Pakistan Press Foundation

Lok Virsa creating mini-Cholistan in Islamabad

By Jamal Shahid

ISLAMABAD: Connecting Islamabad with distant local cultures Lok Virsa was currently in the process of creating an enlightening diorama on Cholistan in the Heritage Museum.

Under Joint Institutional Cultural Cooperation Programme between Pakistan and Norway, this diorama will portray the desert of Cholistan with all its life, costumes, rituals and ceremonies of its people.

The work was in full swing and expected to complete within the next two months, said the Executive Director, Lok Virsa, Khalid Javaid, here on Wednesday.

Lok Virsa had established a unique museum of its kind, the Heritage Museum, the first state museum of ethnology in Pakistan depicting living cultural traditions and lifestyles of the people. The ethnicity, indigenous cultures, rituals connected to every corner of the country had been artistically presented in the museum through three-dimensional cultural dioramas and visual displays.

“Cholistan desert, also locally known as Rohi, sprawls thirty kilometers from Bahawalpur and covers an area of 16,000 kilometers. It adjoins the Thar Desert extending over to Sindh. The word Cholistan is derived from the Turkish word Chol, which means desert. Cholistan thus means Land of the Desert,” elaborated the executive director.

Located in central Indus plain area, well connected by the road and railway network to the rest of the country, the area offered a beauty of its own kind, he said.

The diorama would include impressions of the nomadic people of the desert, home to the Derawar Fort, roaming here and there in search of water in summer — the most delightful aspect of Cholistan, its bird life that abound in the desert, pigeons, peacocks, crows, mynas and larks, etc.

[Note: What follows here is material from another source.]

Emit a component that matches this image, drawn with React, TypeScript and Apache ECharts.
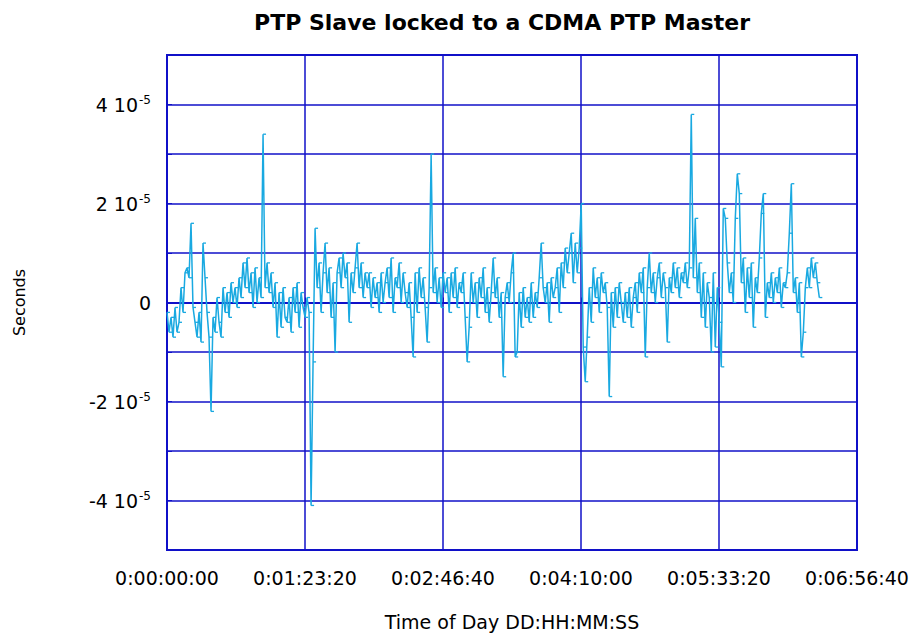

Depicting lives of snake charmers (Jogis) who traveled through the vastness of this lovely desert and women in Cholistan mostly working in houses, however sometimes in the fields too, the diorama would capture glimpses of different stitched products — bed-spread, sheets, pillow covers, etc.

“Usually the handicrafts created by these women are so beautiful that buyers feel guilty to use them for the actual purposes they are designed and instead make them into decorations — framed rugs and wall hangings,” he said as he explained the design concept of the museum.